Je viens de finir « La revanche de Bakamé » de Jeroen Janssen, BD iconoclaste traduite du flamand. Tout d’abord, l’ouvrage est très beau: papier glacé, très bonne reliure, ce qui ne gâche rien ! Les couleurs sont vibrantes et traduisent le propos de l’auteur. Ce dernier met en scène, dans cette version africaine du « Roman de Renard » un lapin fourbe qui instrumentalise la vanité et la bête brutalité de son entourage. Son but ? Voler de la bière, coucher avec un maximum de femmes (de préférence celles de ses ennemis) ou juste semer la zizanie.

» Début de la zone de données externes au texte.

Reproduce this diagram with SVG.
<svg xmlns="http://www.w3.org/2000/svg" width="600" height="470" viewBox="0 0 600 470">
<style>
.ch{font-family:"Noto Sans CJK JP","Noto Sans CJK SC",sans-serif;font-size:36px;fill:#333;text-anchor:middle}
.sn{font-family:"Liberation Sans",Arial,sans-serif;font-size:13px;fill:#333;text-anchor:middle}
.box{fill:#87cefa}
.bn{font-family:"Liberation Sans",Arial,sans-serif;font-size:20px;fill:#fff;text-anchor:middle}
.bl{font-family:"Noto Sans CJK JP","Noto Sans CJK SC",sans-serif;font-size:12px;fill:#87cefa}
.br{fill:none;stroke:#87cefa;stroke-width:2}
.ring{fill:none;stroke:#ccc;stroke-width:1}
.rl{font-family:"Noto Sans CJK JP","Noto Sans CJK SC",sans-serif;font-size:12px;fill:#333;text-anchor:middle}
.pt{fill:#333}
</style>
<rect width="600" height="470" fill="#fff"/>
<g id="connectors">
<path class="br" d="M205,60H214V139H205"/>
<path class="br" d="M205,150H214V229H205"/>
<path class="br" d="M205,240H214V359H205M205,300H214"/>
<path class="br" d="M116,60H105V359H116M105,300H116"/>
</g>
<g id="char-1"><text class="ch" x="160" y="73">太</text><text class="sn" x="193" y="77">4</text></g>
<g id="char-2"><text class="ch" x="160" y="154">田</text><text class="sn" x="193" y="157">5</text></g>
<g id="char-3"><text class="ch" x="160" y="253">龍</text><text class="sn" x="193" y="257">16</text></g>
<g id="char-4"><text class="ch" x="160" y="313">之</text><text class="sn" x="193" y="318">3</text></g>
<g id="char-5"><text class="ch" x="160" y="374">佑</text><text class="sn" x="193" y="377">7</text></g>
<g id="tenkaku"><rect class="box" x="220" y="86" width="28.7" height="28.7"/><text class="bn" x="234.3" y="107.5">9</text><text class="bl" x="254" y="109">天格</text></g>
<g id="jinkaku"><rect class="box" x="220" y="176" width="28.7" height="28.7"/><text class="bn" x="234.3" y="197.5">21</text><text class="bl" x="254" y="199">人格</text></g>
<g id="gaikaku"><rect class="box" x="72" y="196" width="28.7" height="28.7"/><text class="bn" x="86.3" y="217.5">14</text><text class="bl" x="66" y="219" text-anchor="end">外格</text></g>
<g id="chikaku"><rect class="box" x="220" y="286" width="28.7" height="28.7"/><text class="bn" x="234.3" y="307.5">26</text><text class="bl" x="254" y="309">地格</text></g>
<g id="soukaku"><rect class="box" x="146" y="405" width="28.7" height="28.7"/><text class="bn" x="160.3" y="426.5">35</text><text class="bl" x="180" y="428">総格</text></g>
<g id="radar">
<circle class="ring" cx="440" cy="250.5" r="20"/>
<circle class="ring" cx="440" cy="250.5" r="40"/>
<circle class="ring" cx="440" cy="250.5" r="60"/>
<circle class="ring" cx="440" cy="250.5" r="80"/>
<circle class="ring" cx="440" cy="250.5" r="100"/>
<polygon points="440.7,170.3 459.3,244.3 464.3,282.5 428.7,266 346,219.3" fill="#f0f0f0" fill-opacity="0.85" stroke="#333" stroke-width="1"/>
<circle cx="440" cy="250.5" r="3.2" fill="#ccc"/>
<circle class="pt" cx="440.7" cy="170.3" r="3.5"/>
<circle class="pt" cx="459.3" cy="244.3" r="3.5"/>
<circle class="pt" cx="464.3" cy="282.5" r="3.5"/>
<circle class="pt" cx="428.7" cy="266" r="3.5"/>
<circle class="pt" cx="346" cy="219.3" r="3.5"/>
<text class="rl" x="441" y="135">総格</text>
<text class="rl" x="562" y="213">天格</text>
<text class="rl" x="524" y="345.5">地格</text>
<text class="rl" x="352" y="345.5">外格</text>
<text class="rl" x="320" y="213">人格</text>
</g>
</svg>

Jeroen Janssen s’en donne à coeur de joie en dépeignant une Afrique sexuellement débridée et attachée à ses traditions locales, ses sorciers et son honneur. Tout ça est raconté de manière enjouée et loufoque. On est à 1000 lieues de Jean de La Fontaine et de ses chastes histoires mais la morale, elle, est tout aussi impitoyable: la vaniteuse hyène paie le prix de ses mensonges à travers une punition culminant dans une scène de cannibalisme (je ne peux pas tout révéler de peur de gâcher le suspense !).

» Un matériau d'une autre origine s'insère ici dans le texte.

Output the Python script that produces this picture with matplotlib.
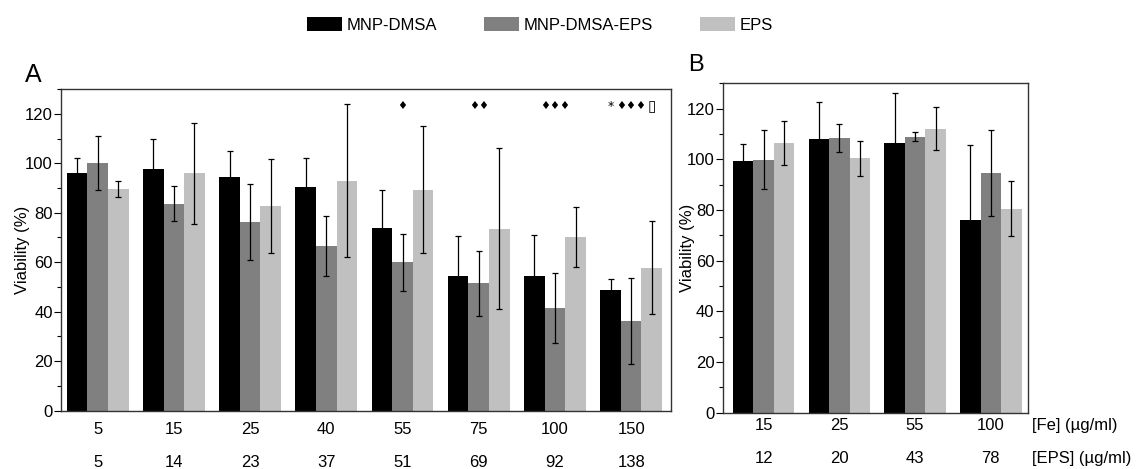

Le style de cette bande dessinée s’inspire de la peinture populaire et s’il n’y avait pas cette forte tonalité érotique, elle rappellerait les illustrations de contes pour enfants. Disons que les enfants sont grands et se voient confrontés à leurs fantasmes sur le continent noir.

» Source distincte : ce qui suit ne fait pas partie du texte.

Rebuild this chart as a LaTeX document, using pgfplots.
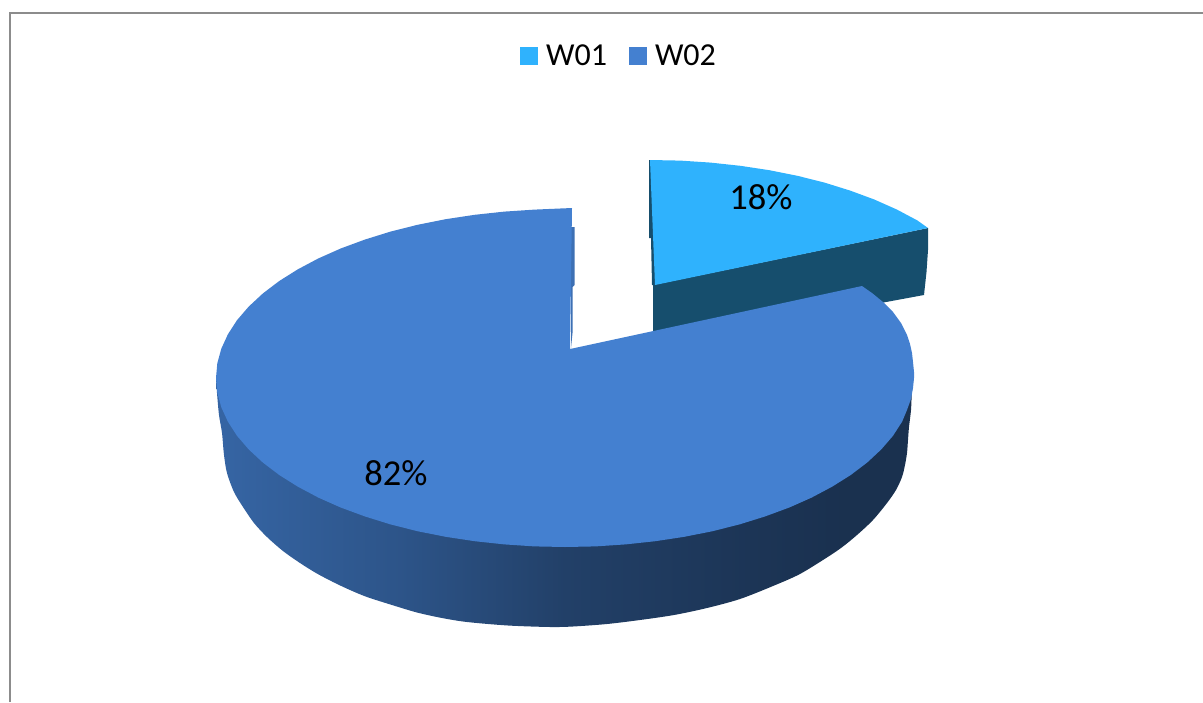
\documentclass[border=0pt]{standalone}
\usepackage{fontspec}
\setmainfont{Carlito}
\usepackage{pgfplots}
\pgfplotsset{compat=1.18}

\definecolor{wone}{HTML}{2FB2FD}
\definecolor{wonedark}{HTML}{164E6D}
\definecolor{wtwo}{HTML}{4480D0}
\definecolor{wtwoslit}{HTML}{3D70B4}
\definecolor{frameline}{HTML}{8C8C8C}

% side of the big slice: 100bp = x from 216 to 914
\pgfdeclarehorizontalshading{sidegrad}{100bp}{
  color(0bp)=(wtwo!92!black);
  color(14bp)=(wtwo!85!black);
  color(26bp)=(wtwo!78!black);
  color(38bp)=(wtwo!66!black);
  color(50bp)=(wtwo!50!black);
  color(62bp)=(wtwo!42!black);
  color(70bp)=(wtwo!38!black);
  color(100bp)=(wtwo!38!black)
}

\begin{document}
\begin{tikzpicture}
\useasboundingbox (0,0) rectangle (1203pt,702pt);
\begin{axis}[
    scale only axis,
    width=1203pt, height=702pt,
    xmin=0, xmax=1203, ymin=0, ymax=702,
    y dir=reverse,
    hide axis,
    clip=false,
    legend style={
        at={(axis cs:619,56)}, anchor=center,
        draw=none, fill=none,
        legend columns=2,
        font=\fontsize{32}{32}\selectfont,
        /tikz/every odd column/.append style={column sep=6pt},
        /tikz/every even column/.append style={column sep=20pt},
    },
    legend image code/.code={
        \path[#1] (0pt,-9pt) rectangle (18pt,9pt);
    },
]
% frame
\addplot[frameline, line width=2pt, forget plot] coordinates {
    (10,702) (10,13) (1203,13)
};
% W01: sliver on the left
\addplot[wonedark, fill=wonedark, draw=none, forget plot] coordinates {
    (649,160) (652,160) (656,285) (652,285) (651,238) (649,238)
} -- cycle;
% W01: front wall
\addplot[wonedark, fill=wonedark, draw=none, forget plot] coordinates {
    (653,285) (928,228) (928,250) (926.5,272) (924,295) (870,305) (653,340)
} -- cycle;
% W01: top
\addplot[fill=wone, draw=none] coordinates {
    (650,160) (680.4,160.6) (710.6,162.6) (740.3,165.8) (769.4,170.2)
    (797.5,175.8) (824.5,182.6) (850.2,190.6) (874.3,199.5) (896.8,209.5)
    (917.3,220.4) (928,228) (655,285)
} -- cycle;
\addlegendentry{W01}
% W02: side wall
\addplot[shading=sidegrad, draw=none, forget plot, smooth, tension=0.5] coordinates {
    (216,378) (217,393) (219,415) (222,433) (224,455) (227,473) (234,492)
    (243,507) (254,523) (267,537) (283,551) (300,563) (316,573) (333,582)
    (350,590) (367,597) (392,605) (417,612.5) (442,618) (467,622) (508,625.5)
    (550,627) (573,626.5) (607,624) (640,620) (674,615) (707,608) (740,599)
    (773,586) (799,574.5) (823,560) (841,548) (857,535) (873,520) (887,503)
    (896,490) (902,477) (905,465) (907,453) (908,440) (909,427) (911,410)
    (912,390) (914,375)
};
% W02: cut face seen through the gap
\addplot[fill=wtwoslit, draw=none, forget plot] coordinates {
    (571,227) (574.5,227) (574.5,285) (572.5,287) (572.5,333) (571,348)
} -- cycle;
% W02: top
\addplot[fill=wtwo, draw=none] coordinates {
    (572,208) (534.6,209.6) (504.4,211.6) (474.7,214.8) (445.6,219.2)
    (417.5,224.8) (390.5,231.6) (364.8,239.6) (340.7,248.5) (318.2,258.5)
    (297.7,269.4) (279.1,281.1) (262.8,293.5) (248.7,306.6) (237,320.2)
    (227.9,334.3) (221.3,348.7) (217.3,363.3) (216,378) (217.3,392.7)
    (221.3,407.3) (227.9,421.7) (237,435.8) (248.7,449.4) (262.8,462.5)
    (279.1,474.9) (297.7,486.6) (318.2,497.5) (340.7,507.5) (364.8,516.4)
    (390.5,524.4) (417.5,531.2) (445.6,536.8) (474.7,541.2) (504.4,544.4)
    (534.6,546.4) (565,547) (595.4,546.4) (625.6,544.4) (655.3,541.2)
    (684.4,536.8) (712.5,531.2) (739.5,524.4) (765.2,516.4) (789.3,507.5)
    (811.8,497.5) (832.3,486.6) (850.9,474.9) (867.2,462.5) (881.3,449.4)
    (893,435.8) (902.1,421.7) (907,410) (911,399) (913,388) (914,378)
    (914,372) (913,362) (912,353) (910,344) (907,335) (904,329) (901,323)
    (893,312) (883,302) (872,293) (862,286) (570,349)
} -- cycle;
\addlegendentry{W02}
% percentage labels
\node[font=\fontsize{36.5}{36.5}\selectfont] at (axis cs:761,197) {18\%};
\node[font=\fontsize{36.5}{36.5}\selectfont] at (axis cs:396,473) {82\%};
\end{axis}
\end{tikzpicture}
\end{document}
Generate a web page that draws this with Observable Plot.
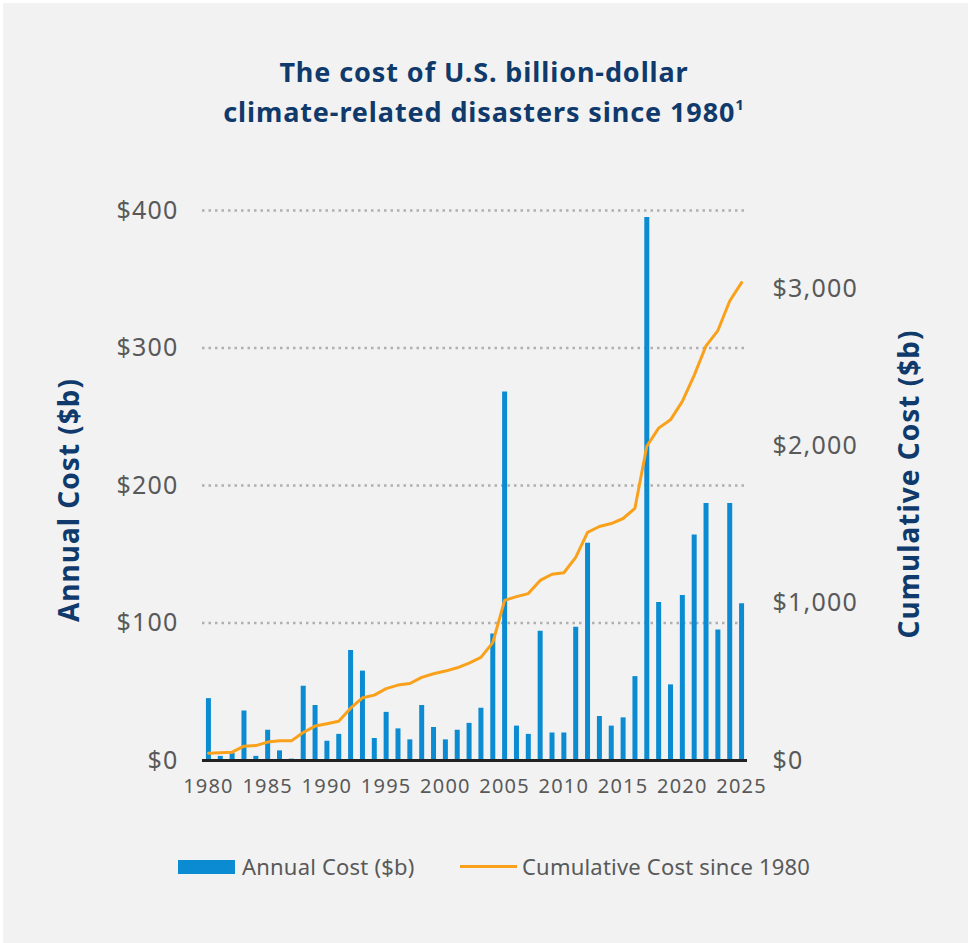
<!DOCTYPE html>
<html>
<head>
<meta charset="utf-8">
<script src="https://cdn.jsdelivr.net/npm/d3@7"></script>
<script src="https://cdn.jsdelivr.net/npm/@observablehq/plot@0.6"></script>
<style>
  html, body { margin: 0; padding: 0; background: #ffffff; }
  #wrap { position: absolute; left: 3px; top: 3px; width: 965px; height: 940px; background: #f2f2f2; overflow: hidden; }
  #chart { position: absolute; left: -3px; top: -3px; }
  #chart svg text { letter-spacing: 1.2px; }
  .title { position: absolute; left: -3px; top: 49px; width: 968px; text-align: center; font-family: "Noto Sans", sans-serif; font-weight: 700; font-size: 27px; line-height: 40px; letter-spacing: 0.9px; color: #0f3a6b; }
  .title sup { font-size: 15px; vertical-align: 12px; line-height: 0; }
  .ylab { position: absolute; font-family: "Noto Sans", sans-serif; font-weight: 700; font-size: 28px; letter-spacing: 1px; color: #0f3a6b; white-space: nowrap; transform: translate(-50%, -50%) rotate(-90deg); }
  .legend { position: absolute; top: 849px; left: 0; font-family: "Noto Sans", sans-serif; font-size: 22px; letter-spacing: 0.2px; color: #595959; }
  .legend .item { position: absolute; white-space: nowrap; top: 0; line-height: 28px; }
  .sw { position: absolute; }
</style>
</head>
<body>
<div id="wrap">
  <div id="chart"></div>
  <div class="title">The cost of U.S. billion-dollar<br>climate-related disasters since 1980<sup>1</sup></div>
  <div class="ylab" style="left:65px; top:497px;">Annual Cost ($b)</div>
  <div class="ylab" style="left:905px; top:481px;">Cumulative Cost ($b)</div>
  <div class="legend">
    <div class="sw" style="left:175px; top:8px; width:57px; height:14px; background:#0a8bd2;"></div>
    <div class="item" style="left:239px;">Annual Cost ($b)</div>
    <div class="sw" style="left:457px; top:13px; width:57px; height:3px; background:#f9a11b;"></div>
    <div class="item" style="left:519px;">Cumulative Cost since 1980</div>
  </div>
</div>
<script>
const years = d3.range(1980, 2026);
const annualCost = [
  45, 3, 5, 36, 3, 22, 7, 1, 54, 40,
  14, 19, 80, 65, 16, 35, 23, 15, 40, 24,
  15, 22, 27, 38, 92, 268, 25, 19, 94, 20,
  20, 97, 158, 32, 25, 31, 61, 395, 115, 55,
  120, 164, 187, 95, 187, 114
];
const cumulativeCost = [
  46, 49, 53, 91, 95, 117, 125, 125, 178, 219,
  234, 250, 333, 399, 416, 457, 480, 490, 529, 552,
  569, 590, 620, 656, 750, 1019, 1043, 1062, 1146, 1185,
  1195, 1293, 1452, 1489, 1508, 1540, 1605, 2000, 2115, 2168,
  2285, 2451, 2639, 2736, 2924, 3041
];
const leftTicks = [0, 100, 200, 300, 400];
const rightTicks = [0, 1000, 2000, 3000];
const xTicks = [1980, 1985, 1990, 1995, 2000, 2005, 2010, 2015, 2020, 2025];

const leftMax = 400, rightMax = 3500;
const k = leftMax / rightMax;

const data = years.map((y, i) => ({year: y, annual: annualCost[i], cum: cumulativeCost[i]}));
const fmtComma = d3.format(",");

const plot = Plot.plot({
  width: 968,
  height: 840,
  marginTop: 210,
  marginBottom: 80,
  marginLeft: 202,
  marginRight: 221,
  style: {background: "transparent", fontFamily: "'Noto Sans', sans-serif", color: "#595959"},
  x: {domain: [1979.5, 2025.5]},
  y: {domain: [0, leftMax]},
  marks: [
    Plot.ruleY(leftTicks.filter(d => d > 0), {stroke: "#b0b0b0", strokeWidth: 2.5, strokeDasharray: "2.5,4"}),
    Plot.ruleX(data, {x: "year", y1: 0, y2: "annual", stroke: "#0a8bd2", strokeWidth: 5}),
    Plot.ruleY([0], {stroke: "#222222", strokeWidth: 3}),
    Plot.line(data, {x: "year", y: d => d.cum * k, stroke: "#f9a11b", strokeWidth: 3, strokeLinejoin: "round"}),
    Plot.axisY(leftTicks, {anchor: "left", tickSize: 0, tickPadding: 24, fontSize: 25, tickFormat: d => "$" + d, label: null, fill: "#595959"}),
    Plot.axisY(rightTicks.map(d => d * k), {anchor: "right", tickSize: 0, tickPadding: 25, fontSize: 25, tickFormat: d => "$" + fmtComma(Math.round(d / k)), label: null, fill: "#595959"}),
    Plot.axisX(xTicks, {anchor: "bottom", tickSize: 0, tickPadding: 18, fontSize: 20, tickFormat: d => String(d), label: null, fill: "#595959"})
  ]
});
document.getElementById("chart").appendChild(plot);
</script>
</body>
</html>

L’intrigue ? La voilà: « Pour avoir prêté sa caisse au malicieux lièvre Bakamé, la hyène Mpyisi se voit poursuivie par une bande de parieurs qui crient vengeance ! ». En d’autres termes : il s’agit d’une bien sérieuse histoire de supporters de football qui dégénère en une bien sombre fable de nostalgie colonialiste ironique (si ça ne vous a pas intrigué et mis l’eau à la bouche, c’est que vous avez la peau plus épaisse qu’une banane plantain et les yeux frottés au piment).

 

Donc la morale, je disais. Au délà de la moquerie envers les paradeurs, les notables aux beaux costumes, les petits chefs de village, l’ouvrage livre des sagesses de la nuit des temps ou plus prosaïquement d’un Rwanda fictif (probablement plus vrai que le vrai): « Qui a voyagé seul raconte ce qu’il veut » (proverbe Rwandais, Imigani 4224). Et ce faisant, Jeroen Janssen se présente comme un véritable lièvre rwandais: le mensonge de l’oeuvre de fiction sert une vérité rarement dépeinte avec autant de férocité amusée. Franchement, je vous conseille cet album. C’est très différent de ce que j’ai lu jusqu’ici.